__Problem description__
Say how many lines contain "diagram"; the answer is the number alone.

__Task data__

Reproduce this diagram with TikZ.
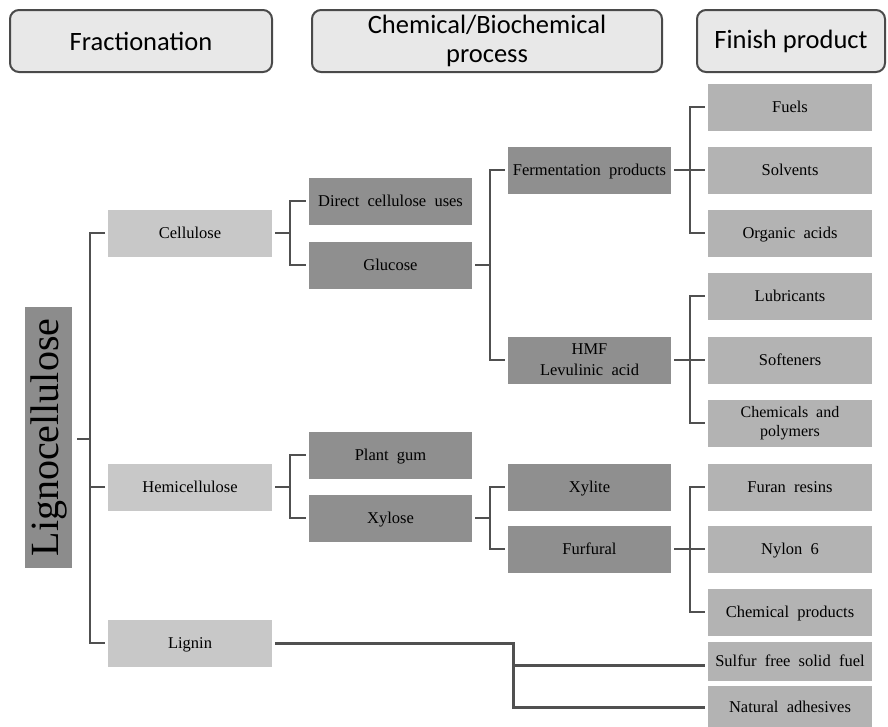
\documentclass[tikz,border=0pt]{standalone}
\usepackage{fontspec}
\setmainfont{Liberation Serif}[WordSpace=2]
\newfontfamily\headfont{Carlito}
\usetikzlibrary{calc}
\definecolor{hdrfill}{HTML}{E8E8E8}
\definecolor{hdrline}{HTML}{4A4A4A}
\definecolor{lignofill}{HTML}{8C8C8C}
\definecolor{lonefill}{HTML}{C8C8C8}
\definecolor{ltwofill}{HTML}{8F8F8F}
\definecolor{finfill}{HTML}{B3B3B3}
\definecolor{linec}{HTML}{505050}
\begin{document}
\begin{tikzpicture}[x=1pt,y=-1pt,
  conn/.style={draw=linec, line width=2.5pt},
  hdr/.style={draw=hdrline, line width=2pt, fill=hdrfill, rounded corners=9pt,
    font=\headfont\fontsize{26.5}{29}\selectfont, align=center, inner sep=0pt,
    minimum height=62pt},
  box/.style={inner sep=0pt, outer sep=3pt, minimum width=164pt,
    minimum height=47pt, align=center, text height=12pt, text depth=2pt,
    font=\fontsize{16.5}{21}\selectfont},
  twoline/.style={text height=, text depth=},
  lone/.style={box, fill=lonefill},
  ltwo/.style={box, fill=ltwofill, minimum width=163pt},
  fin/.style={box, fill=finfill}]
\useasboundingbox (0,0) rectangle (888,726);
% headers
\node[hdr, minimum width=262pt] (h1) at (141,41) {Fractionation};
\node[hdr, minimum width=350pt] (h2) at (487,41) {Chemical/Biochemical\\process};
\node[hdr, minimum width=188pt] (h3) at (791,41) {Finish product};
% root
\node[rotate=90, fill=lignofill, minimum width=261pt, minimum height=47pt,
  inner sep=0pt, outer sep=5pt, font=\fontsize{40}{42}\selectfont] (ligno) at (48.5,437.5) {Lignocellulose};
% level 1
\node[lone] (cel) at (190,233) {Cellulose};
\node[lone] (hemi) at (190,487) {Hemicellulose};
\node[lone] (lig) at (190,643) {Lignin};
% level 2 col A
\node[ltwo] (dcu) at (390.5,201) {Direct cellulose uses};
\node[ltwo] (glu) at (390.5,265) {Glucose};
\node[ltwo] (gum) at (390.5,455) {Plant gum};
\node[ltwo] (xyl) at (390.5,518) {Xylose};
% level 2 col B
\node[ltwo] (fer) at (589.5,170) {Fermentation products};
\node[ltwo, twoline] (hmf) at (589.5,360) {HMF\\Levulinic acid};
\node[ltwo] (xyt) at (589.5,487) {Xylite};
\node[ltwo] (fur) at (589.5,549) {Furfural};
% finish
\node[fin] (fuel) at (790,107) {Fuels};
\node[fin] (solv) at (790,170) {Solvents};
\node[fin] (orga) at (790,233) {Organic acids};
\node[fin] (lubr) at (790,296) {Lubricants};
\node[fin] (soft) at (790,360) {Softeners};
\node[fin, twoline, font=\fontsize{16}{19}\selectfont] (chpo) at (790,423) {Chemicals and\\polymers};
\node[fin] (fura) at (790,487) {Furan resins};
\node[fin] (nylo) at (790,549) {Nylon 6};
\node[fin] (chpr) at (790,612) {Chemical products};
\node[fin, minimum height=39pt] (sulf) at (790,661.5) {Sulfur free solid fuel};
\node[fin, minimum height=42pt] (natu) at (790,707) {Natural adhesives};
% trunk
\coordinate (tk) at (90,439);
\draw[conn] (ligno.south |- tk) -- (tk);
\draw[conn] (cel.west) -| (tk) |- (lig.west);
\draw[conn] (hemi.west) -- (hemi.west -| tk);
% cellulose
\draw[conn] (cel.east) -- ++(15,0) |- (dcu.west);
\draw[conn] (cel.east) -- ++(15,0) |- (glu.west);
\draw[conn] (glu.east) -- ++(15,0) |- (fer.west);
\draw[conn] (glu.east) -- ++(15,0) |- (hmf.west);
\draw[conn] (fer.east) -- ++(16,0) |- (fuel.west);
\draw[conn] (fer.east) -- ++(16,0) |- (solv.west);
\draw[conn] (fer.east) -- ++(16,0) |- (orga.west);
\draw[conn] (hmf.east) -- ++(16,0) |- (lubr.west);
\draw[conn] (hmf.east) -- ++(16,0) |- (soft.west);
\draw[conn] (hmf.east) -- ++(16,0) |- (chpo.west);
% hemicellulose
\draw[conn] (hemi.east) -- ++(15,0) |- (gum.west);
\draw[conn] (hemi.east) -- ++(15,0) |- (xyl.west);
\draw[conn] (xyl.east) -- ++(15,0) |- (xyt.west);
\draw[conn] (xyl.east) -- ++(15,0) |- (fur.west);
\draw[conn] (fur.east) -- ++(16,0) |- (fura.west);
\draw[conn] (fur.east) -- ++(16,0) |- (nylo.west);
\draw[conn] (fur.east) -- ++(16,0) |- (chpr.west);
% lignin
\draw[conn, line width=3pt] (lig.east) -- ++(238,0) coordinate (lsp) |- ($(sulf.west)+(0,3.5)$);
\draw[conn, line width=3pt] (lsp) |- (natu.west);
\end{tikzpicture}
\end{document}
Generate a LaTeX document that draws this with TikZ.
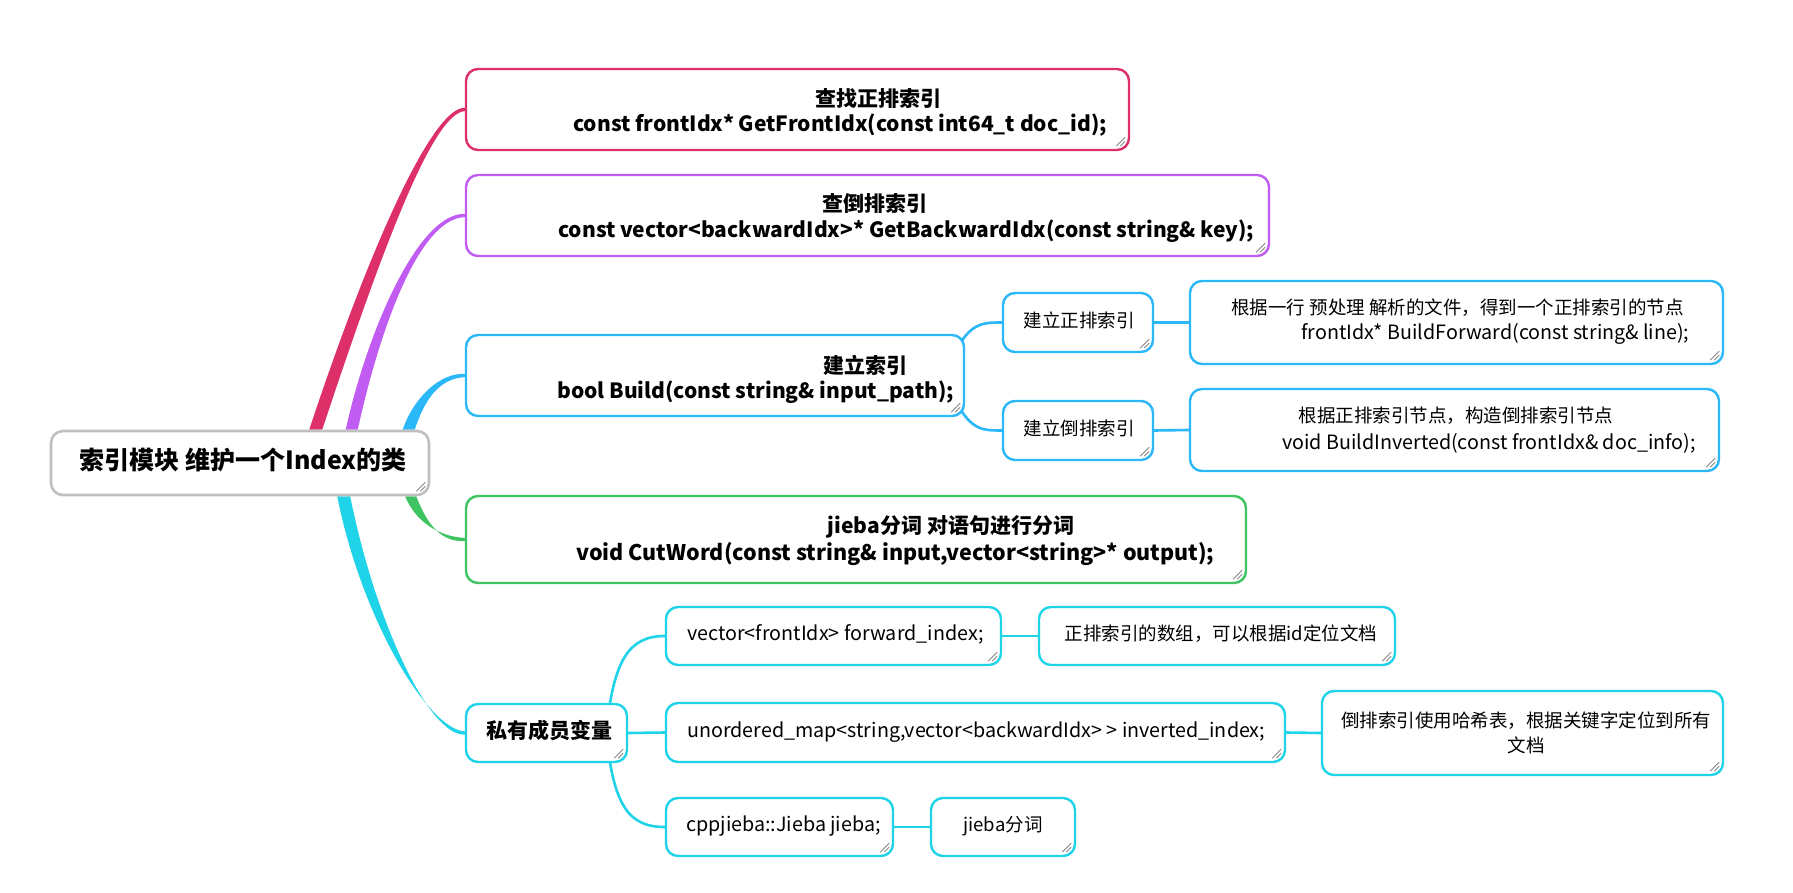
\documentclass[tikz,border=0pt]{standalone}
\usepackage{fontspec}
\setmainfont{Noto Sans CJK SC}
\usetikzlibrary{calc,backgrounds}
\pgfdeclarelayer{bottom}
\pgfsetlayers{bottom,background,main}
\definecolor{cpink}{HTML}{DE3068}
\definecolor{cpurple}{HTML}{C05CF2}
\definecolor{cblue}{HTML}{2AB8F8}
\definecolor{cgreen}{HTML}{3FC462}
\definecolor{ccyan}{HTML}{1FD4E8}
\definecolor{cgray}{HTML}{BFBFBF}
\newcommand\branchfill[6]{%
  \fill[#1] ($(#2)+(-#6,0)$) .. controls ($(#2)+#4+(-#6,0)$) and ($(#3)+#5+(0,-0.5*#6)$) .. ($(#3)+(0,-1.6)$)
    -- ($(#3)+(0,1.6)$) .. controls ($(#3)+#5+(0,0.5*#6)$) and ($(#2)+#4+(#6,0)$) .. ($(#2)+(#6,0)$) -- cycle;}
\newcommand\gripmark[1]{%
  \draw[gripline] ($(#1.south east)+(-14,-5)$) -- ($(#1.south east)+(-5,-14)$);
  \draw[gripline] ($(#1.south east)+(-10,-5)$) -- ($(#1.south east)+(-5,-10)$);}
\begin{document}
\begin{tikzpicture}[x=1pt,y=-1pt,
  box/.style={draw, line width=2.4pt, rounded corners=12pt, fill=white, inner sep=0pt},
  txt/.style={inner sep=0pt, text height=13pt, text depth=4pt, font=\fontsize{18.5}{25}\selectfont},
  ltxt/.style={inner sep=0pt, text height=13pt, text depth=4pt, font=\fontsize{19.7}{25}\selectfont},
  btxt/.style={inner sep=0pt, text height=15pt, text depth=5pt, font=\fontsize{21}{24}\selectfont\bfseries},
  rtxt/.style={inner sep=0pt, text height=18pt, text depth=6pt, font=\fontsize{25}{28}\selectfont\bfseries},
  sub/.style={line width=2.6pt},
  gripline/.style={draw=black!55, line width=0.7pt}]
\begin{pgfonlayer}{bottom}
\fill[white] (0,0) rectangle (1793,893);
\end{pgfonlayer}
\useasboundingbox (0,0) rectangle (1793,893);

% root
\node[box, draw=cgray, line width=2.6pt, minimum width=378pt, minimum height=64pt] (root) at (240,463) {};
\node[rtxt] (roott) at (243,463) {索引模块 维护一个Index的类};

% pink
\node[box, draw=cpink, minimum width=663pt, minimum height=81pt] (b1) at (797.5,109.5) {};
\node[btxt] (b1a) at (878,102) {查找正排索引};
\node[btxt, anchor=west] (b1b) at (573,127) {const frontIdx* GetFrontIdx(const int64\_t doc\_id);};

% purple
\node[box, draw=cpurple, minimum width=803pt, minimum height=81pt] (b2) at (867.5,215.5) {};
\node[btxt] (b2a) at (875,207) {查倒排索引};
\node[btxt, anchor=west] (b2b) at (558,233) {const vector<backwardIdx>* GetBackwardIdx(const string\& key);};

% blue
\node[box, draw=cblue, minimum width=498pt, minimum height=81pt] (b3) at (715,375.5) {};
\node[btxt] (b3a) at (865,368) {建立索引};
\node[btxt, anchor=west] (b3b) at (557,393) {bool Build(const string\& input\_path);};

\node[box, draw=cblue, minimum width=150pt, minimum height=59pt] (s1) at (1078,322.5) {};
\node[txt] (s1t) at (1079,323) {建立正排索引};
\node[box, draw=cblue, minimum width=150pt, minimum height=59pt] (s2) at (1078,430.5) {};
\node[txt] (s2t) at (1079,431) {建立倒排索引};

\node[box, draw=cblue, minimum width=533pt, minimum height=83pt] (r1) at (1456.5,322.5) {};
\node[txt] (r1a) at (1457.5,310) {根据一行 预处理 解析的文件，得到一个正排索引的节点};
\node[ltxt, anchor=west] (r1b) at (1301,335) {frontIdx* BuildForward(const string\& line);};
\node[box, draw=cblue, minimum width=529pt, minimum height=82pt] (r2) at (1454.5,430) {};
\node[txt] (r2a) at (1456,418) {根据正排索引节点，构造倒排索引节点};
\node[ltxt, anchor=west] (r2b) at (1282,445) {void BuildInverted(const frontIdx\& doc\_info);};

% green
\node[box, draw=cgreen, minimum width=780pt, minimum height=87pt] (b4) at (856,539.5) {};
\node[btxt] (b4a) at (951,528) {jieba分词 对语句进行分词};
\node[btxt, anchor=west, font=\fontsize{21.5}{24}\selectfont\bfseries] (b4b) at (576,555) {void CutWord(const string\& input,vector<string>* output);};

% cyan
\node[box, draw=ccyan, minimum width=161pt, minimum height=58pt] (b5) at (546.5,733) {};
\node[btxt] (b5t) at (549,733) {私有成员变量};

\node[box, draw=ccyan, minimum width=335pt, minimum height=58pt] (c1) at (833.5,636) {};
\node[ltxt, anchor=west] (c1t) at (687,636) {vector<frontIdx> forward\_index;};
\node[box, draw=ccyan, minimum width=356pt, minimum height=58pt] (c1d) at (1217,636) {};
\node[txt] (c1dt) at (1221,636) {正排索引的数组，可以根据id定位文档};

\node[box, draw=ccyan, minimum width=619pt, minimum height=59pt] (c2) at (975.5,732.5) {};
\node[ltxt, anchor=west] (c2t) at (687,732.5) {unordered\_map<string,vector<backwardIdx> > inverted\_index;};
\node[box, draw=ccyan, minimum width=401pt, minimum height=84pt] (c2d) at (1522.5,733) {};
\node[txt, align=center, text height=, text depth=] (c2dt) at (1526,732.5) {倒排索引使用哈希表，根据关键字定位到所有\\文档};

\node[box, draw=ccyan, minimum width=227pt, minimum height=58pt] (c3) at (779.5,827) {};
\node[ltxt, anchor=west] (c3t) at (686,827) {cppjieba::Jieba jieba;};
\node[box, draw=ccyan, minimum width=144pt, minimum height=58pt] (c3d) at (1003,827) {};
\node[txt] (c3dt) at (1003,827) {jieba分词};

\foreach \n in {root,b1,b2,b3,s1,s2,r1,r2,b4,b5,c1,c1d,c2,c2d,c3,c3d} {\gripmark{\n}}

\begin{scope}[on background layer]
  \coordinate (pS) at ($(root.north west)+(266,0)$);
  \coordinate (uS) at ($(root.north west)+(302,0)$);
  \coordinate (bS) at ($(root.north west)+(359,0)$);
  \coordinate (gS) at ($(root.south west)+(361,0)$);
  \coordinate (cS) at ($(root.south west)+(294,0)$);
  \branchfill{cpink}{pS}{b1.west}{(63,-190)}{(-31,0)}{6.5}
  \branchfill{cpurple}{uS}{b2.west}{(22,-100)}{(-46,0)}{6}
  \branchfill{cblue}{bS}{b3.west}{(10,-30)}{(-26,0)}{6}
  \branchfill{cgreen}{gS}{b4.west}{(10,25)}{(-26,0)}{5.5}
  \branchfill{ccyan}{cS}{b5.west}{(25,125)}{(-36,0)}{6.5}

  \draw[sub, cblue] ($(b3.east)+(-20,0)$) .. controls ($(b3.east)+(0,-53)$) and ($(s1.west)+(-23,0)$) .. (s1.west);
  \draw[sub, cblue] ($(b3.east)+(-20,0)$) .. controls ($(b3.east)+(0,55)$) and ($(s2.west)+(-23,0)$) .. (s2.west);
  \draw[sub, cblue] (s1.east) -- (r1.west);
  \draw[sub, cblue] (s2.east) -- (r2.west);

  \draw[sub, ccyan] ($(b5.east)+(-22,0)$) .. controls ($(b5.east)+(-15,-73)$) and ($(c1.west)+(-36,0)$) .. (c1.west);
  \draw[sub, ccyan] ($(b5.east)+(-22,0)$) .. controls ($(b5.east)+(-15,73)$) and ($(c3.west)+(-36,0)$) .. (c3.west);
  \draw[sub, ccyan] (b5.east) -- (c2.west);
  \draw[sub, ccyan] (c1.east) -- (c1d.west);
  \draw[sub, ccyan] (c2.east) -- (c2d.west);
  \draw[sub, ccyan] (c3.east) -- (c3d.west);
\end{scope}
\end{tikzpicture}
\end{document}
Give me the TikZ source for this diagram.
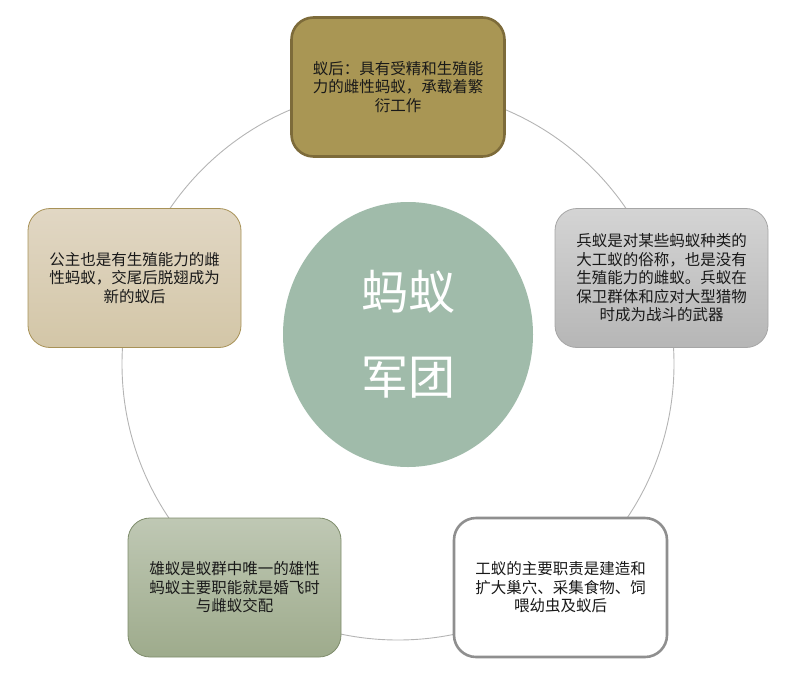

__Answer to this exercise__
2